Ryan Reynolds, the current face (and voice) of Deadpool, poked fun at the massive business deal yesterday by posting a photo of Wade Wilson wearing a Mickey Mouse cap and waving from inside a yellow school bus bearing the word "Disney" on its side.
Many industry players, including Reynolds and Rob Liefeld, have been understandably uneasy about the future of Fox's R-rated superhero films amid the merger, but Iger said last month that the ratings of the adult-oriented Marvel films can remain the same so long as the messaging is clear prior to release.
Rumors of the deal began to fly in November of 2017 and soon gained traction, particularly the implications of Disney getting its hands on a larger share of the Marvel Universe. Even the late Stan Lee voiced his excitement over the possible deal. While all of this was unfolding, Marvel Studios president Kevin Feige assured the world that he was busy enough without extra helpings needed from the X-Men or Fantastic Four.
Twitter was abuzz with the news, eager to point out that The Simpsons did indeed predict this merger years before, in 1998. The iconic animated series was recently renewed for an additional two seasons, but Disney could actually gain financially by canceling it. In December of 2017, there were reports that the deal would be decided on (with a yea or nay) by Rupert Murdoch and his family by the end of that year. Obviously, they chose to take Disney up on their generous offer, and things really began to snowball from there.
Last summer, the plan hit a slight snag when Comcast threw its hat into the ring with an "all-cash offer" of $65 billion for the Fox entertainment properties. (Comcast owns SYFY WIRE's parent company, NBCUniversal.) In late June of 2018, the Justice Department had approved Disney's bid, and by mid-July, Comcast had already pulled out of the running. Later that month, Disney shareholders also approved the deal.
When October rolled around, reports swirled that the whole affair would wrap up by Jan. 1 with layoffs to boot, but the timeline, once again, proved to be off. In January of this year, it was reported that both companies were looking to lock things down by early March, which was partially true. The actual closing date of the deal came last week when Iger stated that they hoped to be done on March 20.

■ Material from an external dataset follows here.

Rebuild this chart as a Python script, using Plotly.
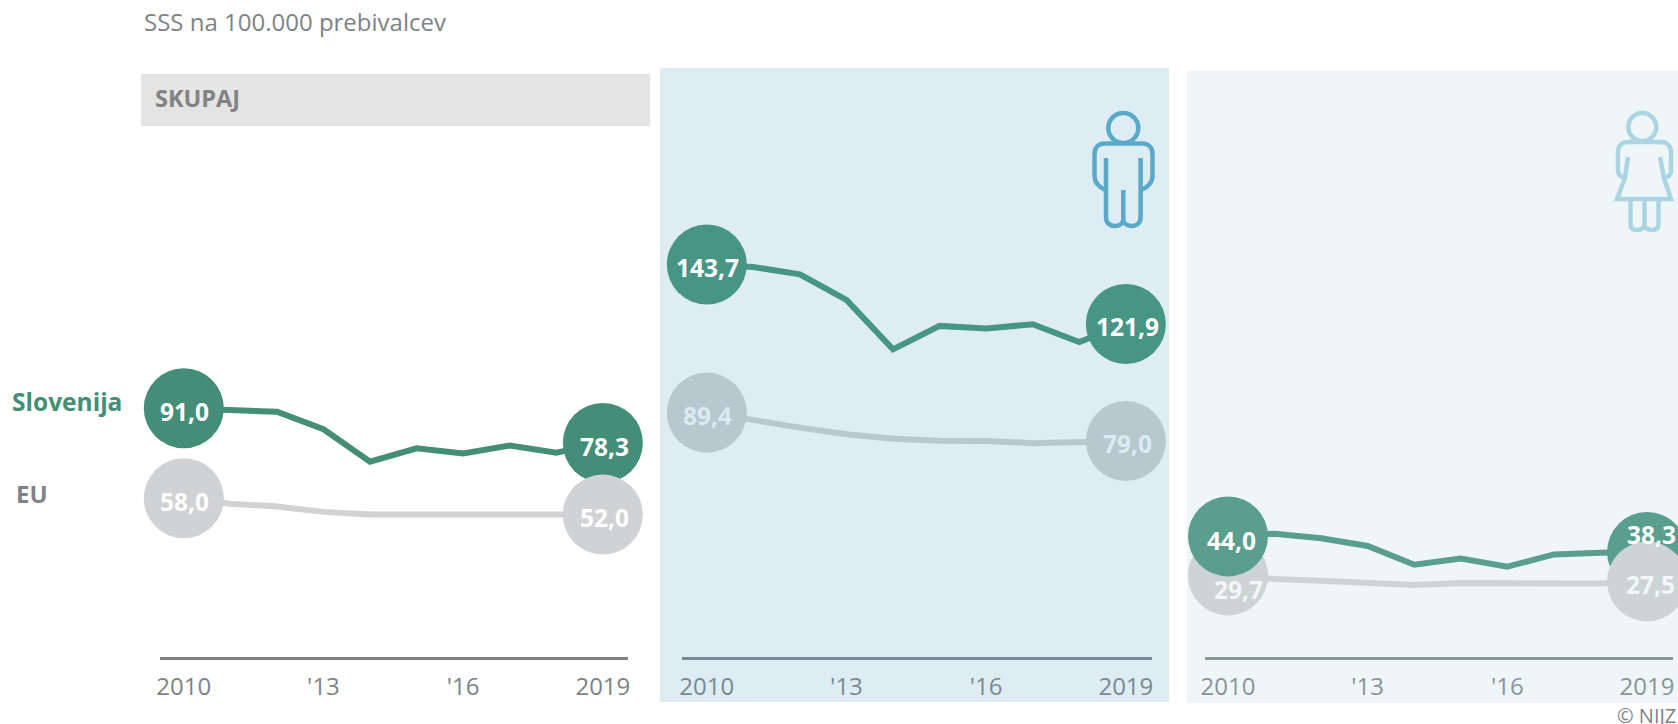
import plotly.graph_objects as go

years = [2010, 2011, 2012, 2013, 2014, 2015, 2016, 2017, 2018, 2019]
tick_years = [2010, 2013, 2016, 2019]
tick_labels = ["2010", "'13", "'16", "2019"]

si_total = [91.0, 90.6, 89.7, 83.3, 71.4, 76.3, 74.4, 77.3, 74.7, 78.3]
eu_total = [58.0, 56.0, 55.0, 53.0, 52.0, 52.0, 52.0, 52.0, 52.0, 52.0]
si_men = [143.7, 142.8, 140.1, 130.7, 112.6, 121.2, 120.2, 121.8, 115.3, 121.9]
eu_men = [89.4, 86.4, 83.9, 81.5, 79.8, 79.1, 79.0, 78.2, 78.5, 79.0]
si_women = [44.0, 45.0, 43.3, 40.5, 33.6, 35.9, 32.9, 37.4, 38.0, 38.3]
eu_women = [29.7, 28.4, 27.7, 27.0, 26.2, 26.9, 26.9, 26.8, 26.7, 27.5]

W, H = 1678, 724
FONT = "Open Sans"
PX_PER_YEAR = 46.56
PX_PER_UNIT = 2.727
AXIS_Y = 657
TOP_Y = 60
ZERO_Y = 656.4


def px(x):
    return x / W


def py(y):
    return 1 - y / H


panels = [
    dict(si=si_total, eu=eu_total, x0=183.8, left=160, right=628,
         si_col="#448e78", eu_col="#d1d2d4", eu_txt="#ffffff", axis="#808285", tick="#808285",
         order=[("eu", 0), ("si", 0), ("si", 9), ("eu", 9)],
         shift={("si", 0): (1, -3), ("si", 9): (2, -4), ("eu", 0): (1, -3), ("eu", 9): (2, -3)}),
    dict(si=si_men, eu=eu_men, x0=706.8, left=681.5, right=1151.5,
         si_col="#469585", eu_col="#b7c8cf", eu_txt="#dcebf2", axis="#7b8992", tick="#7b8992",
         order=[("eu", 0), ("si", 0), ("si", 9), ("eu", 9)],
         shift={("si", 0): (1, -3), ("si", 9): (2, -3), ("eu", 0): (1, -3), ("eu", 9): (2, -3)}),
    dict(si=si_women, eu=eu_women, x0=1228, left=1205, right=1672.7,
         si_col="#5a9e8e", eu_col="#ccd4d6", eu_txt="#f2f7f8", axis="#8b9499", tick="#8b9499",
         order=[("eu", 0), ("si", 0), ("si", 9), ("eu", 9)],
         shift={("si", 0): (3, -4), ("si", 9): (4, 17), ("eu", 0): (10, -14), ("eu", 9): (3, -3)}),
]

fig = go.Figure()
annotations = []
y_lo = (ZERO_Y - AXIS_Y) / PX_PER_UNIT
y_hi = (ZERO_Y - TOP_Y) / PX_PER_UNIT
layout_axes = {}

for i, p in enumerate(panels, start=1):
    xa, ya = f"x{i}", f"y{i}"
    layout_axes[f"xaxis{i}"] = dict(
        domain=[px(p["left"]), px(p["right"])],
        range=[2010 + (p["left"] - p["x0"]) / PX_PER_YEAR, 2010 + (p["right"] - p["x0"]) / PX_PER_YEAR],
        anchor=ya, automargin=False, showgrid=False, zeroline=False, showline=True, linewidth=3,
        linecolor=p["axis"], tickmode="array", tickvals=tick_years, ticktext=tick_labels, ticks="",
        tickfont=dict(family=FONT, size=24, color=p["tick"]), ticklabelstandoff=6,
    )
    layout_axes[f"yaxis{i}"] = dict(
        domain=[py(AXIS_Y), py(TOP_Y)], range=[y_lo, y_hi], anchor=xa, visible=False, automargin=False,
    )
    for key, col in (("eu", p["eu_col"]), ("si", p["si_col"])):
        fig.add_trace(go.Scatter(
            x=years, y=p[key], xaxis=xa, yaxis=ya, mode="lines", cliponaxis=False,
            line=dict(color=col, width=6, shape="linear"), hoverinfo="skip", showlegend=False,
        ))
    for key, idx in p["order"]:
        col = p["si_col"] if key == "si" else p["eu_col"]
        fig.add_trace(go.Scatter(
            x=[years[idx]], y=[p[key][idx]], xaxis=xa, yaxis=ya, mode="markers", cliponaxis=False,
            marker=dict(size=80, color=col, line=dict(width=0)), hoverinfo="skip", showlegend=False,
        ))
    for (key, idx), (dx, dy) in p["shift"].items():
        annotations.append(dict(
            x=years[idx], y=p[key][idx], xref=xa, yref=ya, showarrow=False,
            text=f"{p[key][idx]:.1f}".replace(".", ","), xshift=dx, yshift=dy,
            font=dict(family=FONT, size=24.5, weight=700,
                      color="#ffffff" if key == "si" else p["eu_txt"]),
        ))


def note(text, x, y, size, color, weight=400, anchor="left"):
    annotations.append(dict(
        text=text, x=px(x), y=py(y), xref="paper", yref="paper", xanchor=anchor, yanchor="middle",
        showarrow=False, font=dict(family=FONT, size=size, color=color, weight=weight),
    ))


note("SSS na 100.000 prebivalcev", 141.5, 21, 24, "#808285")
note("SKUPAJ", 153, 98, 23.5, "#808285", 700)
note("Slovenija", 10, 401, 24.5, "#448e78", 700)
note("EU", 14, 493, 24, "#808285", 700)
note("© NIJZ", 1678, 715, 20, "#808285", 400, "right")


def rect(x0, y0, x1, y1, color):
    return dict(type="rect", xref="paper", yref="paper", x0=px(x0), x1=px(x1), y0=py(y0), y1=py(y1),
                fillcolor=color, line=dict(width=0), layer="below")


def path(points_cmds, color, width):
    parts = []
    for cmd, *xy in points_cmds:
        coords = " ".join(f"{px(xy[j]):.5f},{py(xy[j + 1]):.5f}" for j in range(0, len(xy), 2))
        parts.append(f"{cmd}{coords}")
    return dict(type="path", xref="paper", yref="paper", path=" ".join(parts),
                line=dict(color=color, width=width), fillcolor="rgba(0,0,0,0)", layer="above")


def ellipse(cx, cy, r, color, width):
    return dict(type="circle", xref="paper", yref="paper", x0=px(cx - r), x1=px(cx + r),
                y0=py(cy - r), y1=py(cy + r), line=dict(color=color, width=width), fillcolor="rgba(0,0,0,0)")


MAN = "#5aa9c9"
WOMAN = "#acd5e4"
shapes = [
    rect(660, 68, 1169, 702, "#deecf3"),
    rect(1187, 71, 1678, 703, "#eef6f8"),
    rect(141, 74, 650, 126, "#e4e4e4"),
    # man
    ellipse(1123.3, 128, 15, MAN, 4.5),
    path([("M", 1105.5, 190), ("C", 1099, 187, 1094.5, 183, 1094.5, 176), ("L", 1094.5, 154),
          ("C", 1094.5, 147, 1099, 143.5, 1105, 143.5), ("L", 1142, 143.5),
          ("C", 1148, 143.5, 1152.5, 147, 1152.5, 154), ("L", 1152.5, 176),
          ("C", 1152.5, 183, 1148, 187, 1141, 190)], MAN, 4.5),
    path([("M", 1106, 158), ("L", 1106, 217), ("C", 1106, 224, 1111, 226, 1115, 226),
          ("C", 1119, 226, 1123.3, 224, 1123.3, 219), ("C", 1123.3, 224, 1128, 226, 1132, 226),
          ("C", 1136, 226, 1140.6, 224, 1140.6, 217), ("L", 1140.6, 158)], MAN, 4.5),
    path([("M", 1123.3, 190), ("L", 1123.3, 219)], MAN, 4.5),
    # woman
    ellipse(1642.3, 127, 14, WOMAN, 4.5),
    path([("M", 1625, 178), ("C", 1621, 177, 1618, 175, 1618, 171), ("L", 1618, 152),
          ("C", 1618, 146, 1622, 142, 1628, 142), ("L", 1661, 142),
          ("C", 1667, 142, 1671, 146, 1671, 152), ("L", 1671, 171),
          ("C", 1671, 175, 1668, 177, 1664, 178)], WOMAN, 4.5),
    path([("M", 1628, 157), ("L", 1625, 178), ("L", 1617, 199), ("L", 1671, 199), ("L", 1664, 178), ("L", 1660, 157)], WOMAN, 4.5),
    path([("M", 1630.5, 199), ("L", 1630.5, 224), ("C", 1630.5, 229, 1634, 230, 1637, 230),
          ("C", 1641, 230, 1644.5, 229, 1644.5, 224), ("C", 1644.5, 229, 1648, 230, 1652, 230),
          ("C", 1655, 230, 1658.5, 229, 1658.5, 224), ("L", 1658.5, 199)], WOMAN, 4.5),
    path([("M", 1644.5, 199), ("L", 1644.5, 224)], WOMAN, 4.5),
]

fig.update_layout(
    width=W, height=H, autosize=False, margin=dict(l=0, r=0, t=0, b=0),
    paper_bgcolor="#ffffff", plot_bgcolor="rgba(0,0,0,0)", showlegend=False,
    font=dict(family=FONT), annotations=annotations, shapes=shapes, **layout_axes,
)

fig.write_html(
    "out.html",
    config={"displayModeBar": False},
    post_script="document.body.style.margin='0';document.body.style.overflow='hidden';",
)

Which brings us back to the present, moments after one of the biggest business mergers in history. Now that the I's are dotted and the T's crossed, it'll be a waiting game to see how Disney handles all of its shiny new toys, some of which have been appreciating in value for several decades already.
The acquisition also includes Fox's regional sports networks, National Geographic, and its stake in Hulu.